Этот вертеп пройдет по всем дворам. И не будет окошка, в которое он не заглянет. Не будет двери, в которую он не постучит. Не будет человека, которому не хватит роли. Бессмысленно отказываться, прятаться за задернутыми шторами, делать вид, что вас нет дома.
«Бессмысленно» — слово года. Любого военного года — нашего в том числе. Сколько написано, наговорено и отснято кадров, строк и часов о том, «почему» и «из-за чего». Сколько сломано копий в высоких кабинетах мира, сколько взвешено на аналитических весах слов, причин и поводов. Но ответа «почему началась война» — рационального, солидного, ясного, как капля росы, — не смог дать никто. И не сможет. Так же, как никто не даст ответов на другие, менее глобальные, но более надрывные вопросы о том, за что все это и почему именно нам, почему один убит, а другой жив? Почему смелый спрятался, а трус не убежал? Или вечный отчаянный вопль матерей Рамы об убитых младенцах — почему этот самый ужасный сюжет Рождественского цикла повторяется который раз в истории, в частности в нашей?
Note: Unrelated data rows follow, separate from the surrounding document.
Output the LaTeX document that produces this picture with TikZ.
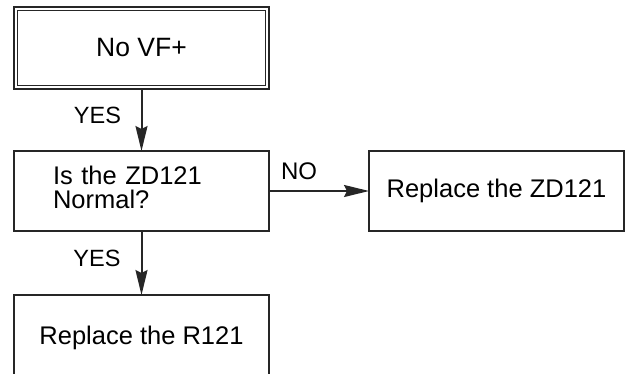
\documentclass[tikz,border=0pt]{standalone}
\usepackage{fontspec}
\setmainfont{Liberation Sans}
\usetikzlibrary{arrows.meta}
\begin{document}
\begin{tikzpicture}[x=1pt,y=-1pt,
  box/.style={draw=black!85, line width=1.8pt, minimum width=255pt, minimum height=80pt, inner sep=0pt, outer sep=0pt, font=\fontsize{25.5}{23.3}\selectfont},
  lbl/.style={inner sep=0pt, font=\fontsize{23.5}{23.5}\selectfont},
  conn/.style={line width=2pt, draw=black!85, -{Stealth[length=25pt,width=12pt,inset=3pt]}}]
\useasboundingbox (0,0) rectangle (632,373);
\node[box, line width=2pt, minimum height=82pt, font=\fontsize{26.5}{26.5}\selectfont] (b1) at (141.5,48) {No VF+};
\draw[line width=1pt, black!85] ([shift={(3.5,3.5)}]b1.north west) rectangle ([shift={(-3.5,-3.5)}]b1.south east);
\node[box, text width=177pt, inner xsep=39pt, minimum width=0pt, align=left, text depth=30.5pt] (b2) at (141.5,191) {Is the ZD121\\Normal?};
\node[box] (b3) at (496.5,191) {Replace the ZD121};
\node[box, text depth=0pt] (b4) at (141.5,335) {Replace the R121};
\draw[conn] (b1) -- (b2);
\draw[conn] (b2) -- (b3);
\draw[conn] (b2) -- (b4);
\node[lbl] (y1) at (97.5,115) {YES};
\node[lbl] (y2) at (97,258) {YES};
\node[lbl, font=\fontsize{24}{24}\selectfont] (n1) at (299,171) {NO};
\end{tikzpicture}
\end{document}
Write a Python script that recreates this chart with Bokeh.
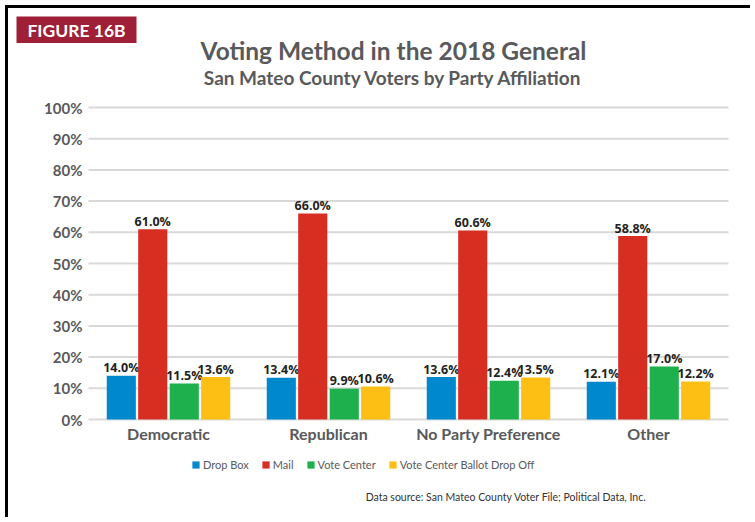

Никто не даст на эти вопросы ответов. Вернее, многие дадут — порывшись в истории, в психологии, политических интригах или (за неимением более веских аргументов) сославшись на волю божию. Но все это не уменьшит, а лишь увеличит общую растерянность. Просто война — это грандиозная бессмыслица, атака чистого хаоса, чья единственная цель — уничтожить смысл, погрузить разум во тьму, а душу — в отчаяние. Атака на инфраструктуру — одна маленькая, хорошо видимая нами черточка истинных целей зла: лишить нас возможности ясно видеть, ясно мыслить и верить в силу света.
Что остается? Только одно: натянуть подходящий костюм и присоединиться к эпическому сюжету, отложив любимые гуманистические жанры и проклятые вопросы на более светлые и осмысленные времена. И независимо от того, по мерке тебе достался костюм или нет, доиграть свою роль до конца. Идти вместе с Царями во тьму пещеры, чтобы принести туда свои скромные и бесценные дары. Идти, как пастухи, в мир, чтобы сообщить о чуде и надежде. Закрывать крыльями, как ангел, тех, до кого можешь дотянуться. Стрелять до последнего патрона. Спасать своих младенцев, если получится. А не получится — оплакивать их, всех и каждого, своего и чужого до последней слезинки. Не мы придумываем роли — мы только выбираем их. Но мы можем сыграть их так, как никто, кроме нас, не сыграет.
А когда мы все доиграем до самого последнего победного марша, я бы хотела, чтобы трофейную форму российской армии — ту самую, которую оккупанты весной везли в Киев на «парад победы» — передали сельским клубам. Пора обновить вертепных чертей — и реквизитом, и смыслами.